Only the lines holding the string "chart" are needed. Copy each one.

Stored dataset items
:::::
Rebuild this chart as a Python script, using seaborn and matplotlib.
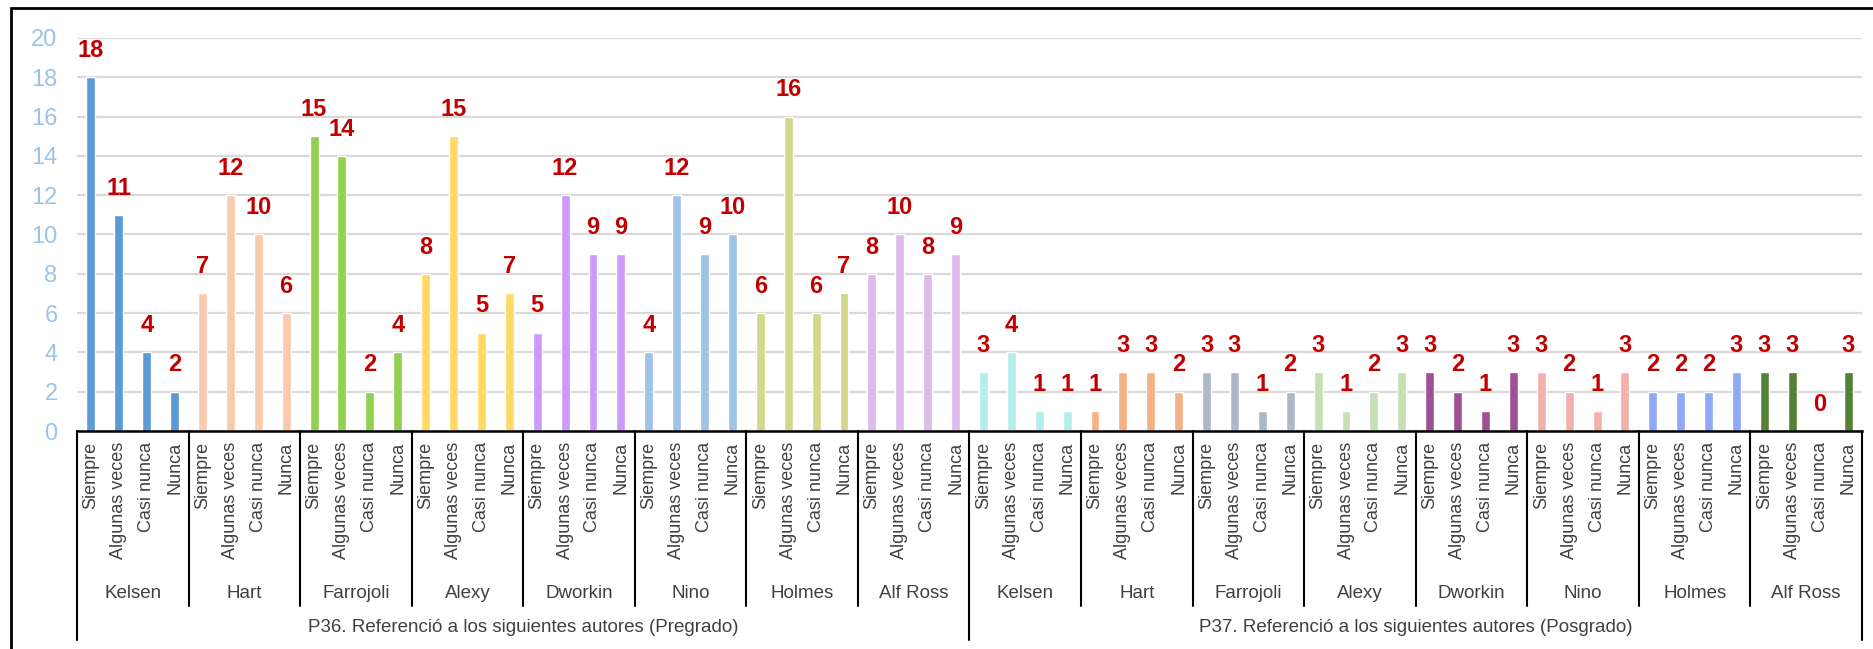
import pandas as pd
import matplotlib.pyplot as plt
import seaborn as sns
from matplotlib.patches import Rectangle

# --- data ---
groups = ['P36. Referenció a los siguientes autores (Pregrado)',
          'P37. Referenció a los siguientes autores (Posgrado)']
authors = ['Kelsen', 'Hart', 'Farrojoli', 'Alexy', 'Dworkin', 'Nino', 'Holmes', 'Alf Ross']
answers = ['Siempre', 'Algunas veces', 'Casi nunca', 'Nunca']

pregrado = [18, 11, 4, 2,   7, 12, 10, 6,   15, 14, 2, 4,   8, 15, 5, 7,
            5, 12, 9, 9,    4, 12, 9, 10,   6, 16, 6, 7,    8, 10, 8, 9]
posgrado = [3, 4, 1, 1,   1, 3, 3, 2,   3, 3, 1, 2,   3, 1, 2, 3,
            3, 2, 1, 3,   3, 2, 1, 3,   2, 2, 2, 3,   3, 3, 0, 3]

colors_pre = ['#5B9BD5', '#F8CBAD', '#92D050', '#FFD966',
              '#CC99FF', '#9DC3E6', '#D2D88A', '#DDB9EC']
colors_pos = ['#B3EEEE', '#F4B183', '#ADB9CA', '#C5E0B4',
              '#A05195', '#F4B0AA', '#8FA8F8', '#548235']

rows = []
for g, vals, cols in [(groups[0], pregrado, colors_pre), (groups[1], posgrado, colors_pos)]:
    for i, a in enumerate(authors):
        for j, ans in enumerate(answers):
            rows.append({'group': g, 'author': a, 'answer': ans,
                         'key': f'{g}|{a}|{ans}', 'value': vals[i * 4 + j], 'color': cols[i]})
df = pd.DataFrame(rows)
palette = dict(zip(df['key'], df['color']))

# --- plot ---
sns.set_style('white')
plt.rcParams['font.family'] = ['Liberation Sans', 'DejaVu Sans']

fig = plt.figure(figsize=(18.74, 6.49), dpi=100)
ax = fig.add_axes([77 / 1874, 1 - 431 / 649, (1862 - 77) / 1874, (431 - 38) / 649])

sns.barplot(data=df, x='key', y='value', hue='key', palette=palette, order=list(df['key']),
            hue_order=list(df['key']), legend=False, width=0.32, saturation=1, ax=ax)

for c in ax.containers:
    ax.bar_label(c, padding=11, color='#C00000', fontsize=17, fontweight='bold')

ax.set_ylim(0, 20)
ax.set_xlim(-0.5, len(df) - 0.5)
ax.set_yticks(range(0, 21, 2))
ax.yaxis.grid(True, color='#D9D9D9', linewidth=1.6)
ax.set_axisbelow(True)
ax.tick_params(axis='y', length=0, labelsize=17, labelcolor='#9DC3E6', pad=14)
ax.set_xticks(range(len(df)))
ax.set_xticklabels(df['answer'], rotation=90, fontsize=13, color='#404040')
ax.tick_params(axis='x', length=0, pad=8)
ax.set_xlabel('')
ax.set_ylabel('')
for s in ['left', 'right', 'top']:
    ax.spines[s].set_visible(False)
ax.spines['bottom'].set_color('black')
ax.spines['bottom'].set_linewidth(1.8)

# multi-level category labels
trans = ax.get_xaxis_transform()
h = 431 - 38
y_author = -(593 - 431) / h
y_group = -(628 - 431) / h
y_sep = -(606 - 431) / h
y_gsep = -(640 - 431) / h
for k in range(len(groups) * len(authors) + 1):
    x = k * 4 - 0.5
    bottom = y_gsep if k % len(authors) == 0 else y_sep
    ax.plot([x, x], [0, bottom], transform=trans, color='black', lw=1.5, clip_on=False)
for gi, g in enumerate(groups):
    for ai, a in enumerate(authors):
        xc = (gi * len(authors) + ai) * 4 + 1.5
        ax.text(xc, y_author, a, transform=trans, ha='center', va='center',
                fontsize=13.5, color='#404040')
    xg = gi * 32 + 15.5
    ax.text(xg, y_group, g, transform=trans, ha='center', va='center',
            fontsize=13.5, color='#404040')

# chart border
fig.patches.append(Rectangle((11 / 1874, -0.01), 1, 1 - 8 / 649 + 0.01, transform=fig.transFigure,
                             fill=False, edgecolor='black', linewidth=2))

fig.savefig('out.png', dpi=100)
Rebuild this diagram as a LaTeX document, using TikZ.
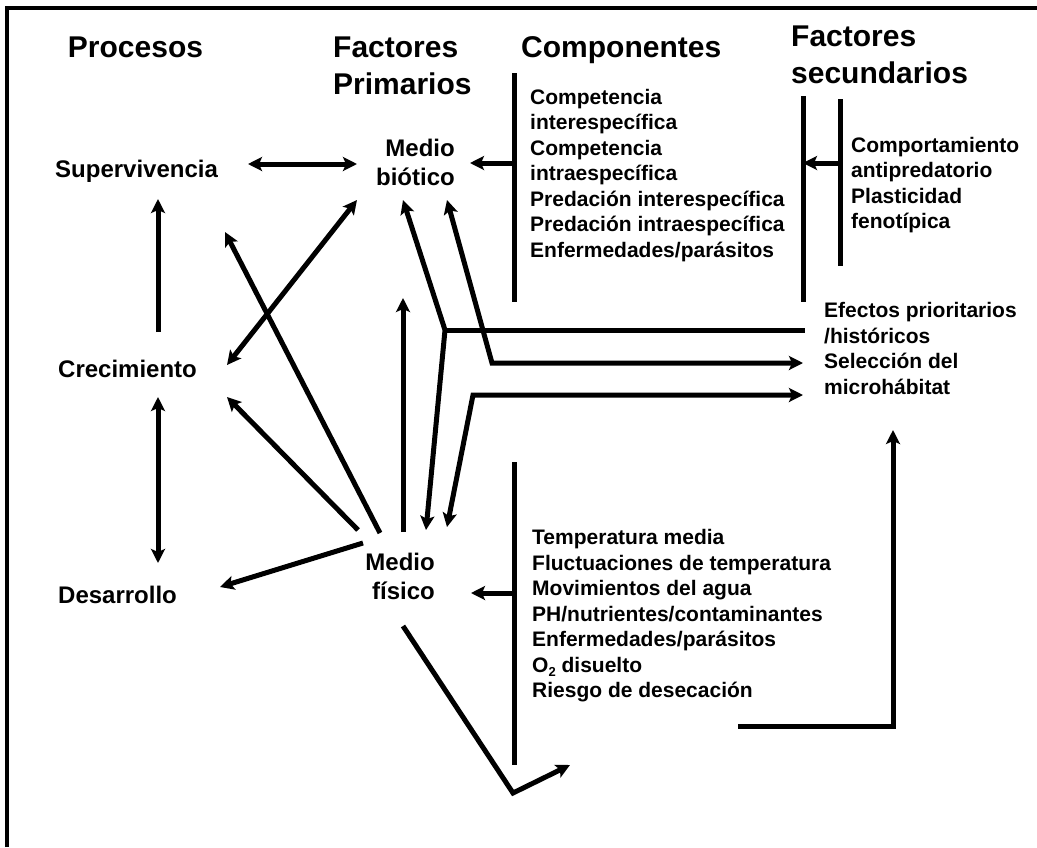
\documentclass[tikz,border=0pt]{standalone}
\usepackage{fontspec}
\setmainfont{Liberation Sans}
\usetikzlibrary{arrows.meta}
\tikzset{
  hdr/.style={font=\bfseries\fontsize{30}{37}\selectfont, inner sep=0pt, align=left},
  lbl/.style={font=\bfseries\fontsize{24}{29}\selectfont, inner sep=0pt},
  lst/.style={font=\bfseries\fontsize{21}{25.5}\selectfont, inner sep=0pt, align=left, anchor=west},
  ln/.style={line width=5pt},
  arr/.style={line width=5pt, -{Stealth[length=14pt,width=14pt,inset=3pt]}},
  darr/.style={line width=5pt, {Stealth[length=14pt,width=14pt,inset=3pt]}-{Stealth[length=14pt,width=14pt,inset=3pt]}}
}
\newcommand{\lowtwo}{\raisebox{-0.35ex}{\fontsize{13}{13}\selectfont 2}}
\begin{document}
\begin{tikzpicture}[x=1pt,y=-1pt]
\useasboundingbox (0,0) rectangle (1037,847);
% frame
\draw [line width=4pt] (6.5,847) -- (6.5,8) -- (1037,8);

% headers
\node [hdr] (hproc) at (135.5,47) {Procesos};
\node [hdr, anchor=west] (hprim) at (333,66) {Factores\\Primarios};
\node [hdr, anchor=west] (hcomp) at (521,50) {Componentes};
\node [hdr, anchor=west] (hsec) at (791,55) {Factores\\secundarios};

% processes and primary factors
\node [lbl, anchor=west] (sup) at (55,171) {Supervivencia};
\node [lbl, anchor=west] (crec) at (58,369) {Crecimiento};
\node [lbl, anchor=west] (des) at (58,595) {Desarrollo};
\node [lbl, anchor=east, align=right] (bio) at (455,162) {Medio\\biótico};
\node [lbl, anchor=east, align=right] (fis) at (435,576) {Medio\\físico};

% component lists
\node [lst] (comp) at (530,175.5) {Competencia\\interespecífica\\Competencia\\intraespecífica\\Predación interespecífica\\Predación intraespecífica\\Enfermedades/parásitos};
\node [lst] (sec) at (851,185) {Comportamiento\\antipredatorio\\Plasticidad\\fenotípica};
\node [lst] (efe) at (824,348.5) {Efectos prioritarios\\/históricos\\Selección del\\microhábitat};
\node [lst] (phys) at (532,616) {Temperatura media\\Fluctuaciones de temperatura\\Movimientos del agua\\PH/nutrientes/contaminantes\\Enfermedades/parásitos\\O\lowtwo{} disuelto\\Riesgo de desecación};

% end points
\coordinate (sup-r) at (248,164);
\coordinate (bio-l) at (357,164);
\coordinate (sup-b) at (158,199);
\coordinate (crec-t) at (158,332);
\coordinate (crec-b) at (158,397);
\coordinate (des-t) at (158,563);
\coordinate (crec-ne) at (227,365);
\coordinate (bio-sw) at (357,200);
\coordinate (sup-se) at (225,232);
\coordinate (crec-se) at (227,397);
\coordinate (des-ne) at (220,587);
\coordinate (fis-a) at (380,533);
\coordinate (fis-b) at (358,530);
\coordinate (fis-c) at (363,543);
\coordinate (fis-t) at (403,532);
\coordinate (bio-b) at (403,298);
\coordinate (bio-s1) at (403,200);
\coordinate (bio-s2) at (447,200);
\coordinate (fis-n1) at (426,530);
\coordinate (fis-n2) at (447,527);
\coordinate (j1) at (445,330);
\coordinate (j2) at (492,363);
\coordinate (j3) at (473,395);
\coordinate (efe-a) at (805,330);
\coordinate (efe-b) at (803,363);
\coordinate (efe-c) at (803,395);
\coordinate (fis-s) at (403,626);
\coordinate (v1) at (513,793);
\coordinate (v2) at (570,765);
\coordinate (r1) at (738,726);
\coordinate (r2) at (893,726);
\coordinate (efe-s) at (893,430);

% bars
\draw [ln] (514,73) coordinate (cb1) -- (514,302) coordinate (cb2);
\draw [ln] (514,462) coordinate (pb1) -- (514,765) coordinate (pb2);
\draw [ln] (803,96) coordinate (sb1) -- (803,302) coordinate (sb2);
\draw [ln] (840,99) coordinate (sb3) -- (840,266) coordinate (sb4);
\draw [arr] (cb1 |- 0,163) -- (470,163) coordinate (bio-r);
\draw [arr] (pb1 |- 0,593) -- (471,593) coordinate (fis-r);
\draw [arr] (sb3 |- 0,163) -- (sb1 |- 807,163);

% arrows
\draw [darr] (sup-r) -- (bio-l);
\draw [arr] (crec-t) -- (sup-b);
\draw [darr] (crec-b) -- (des-t);
\draw [darr] (crec-ne) -- (bio-sw);
\draw [arr] (fis-a) -- (sup-se);
\draw [arr] (fis-b) -- (crec-se);
\draw [arr] (fis-c) -- (des-ne);
\draw [arr] (fis-t) -- (bio-b);
\draw [darr] (bio-s1) -- (j1) -- (fis-n1);
\draw [ln] (j1) -- (efe-a);
\draw [darr] (bio-s2) -- (j2) -- (efe-b);
\draw [darr] (fis-n2) -- (j3) -- (efe-c);
\draw [arr] (r1) -- (r2) -- (efe-s);
\draw [arr] (fis-s) -- (v1) -- (v2);
\end{tikzpicture}
\end{document}
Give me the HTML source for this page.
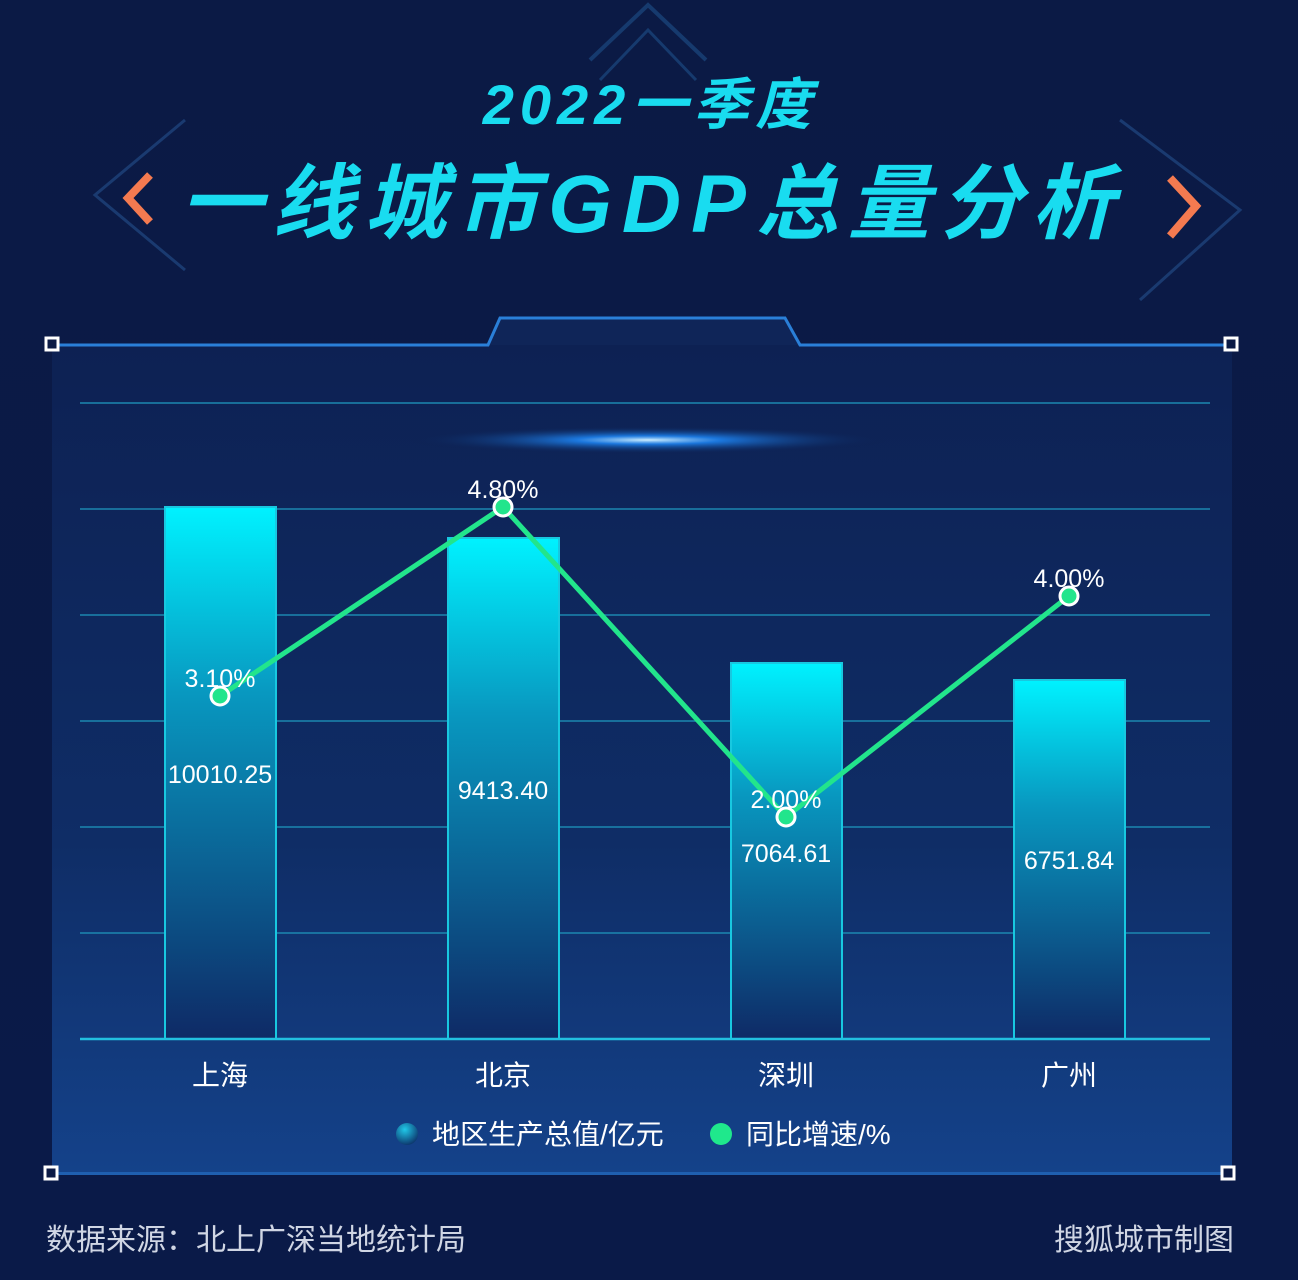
:::::
Written solution:
Rebuild this chart as a Python script, using seaborn and matplotlib.
# chart border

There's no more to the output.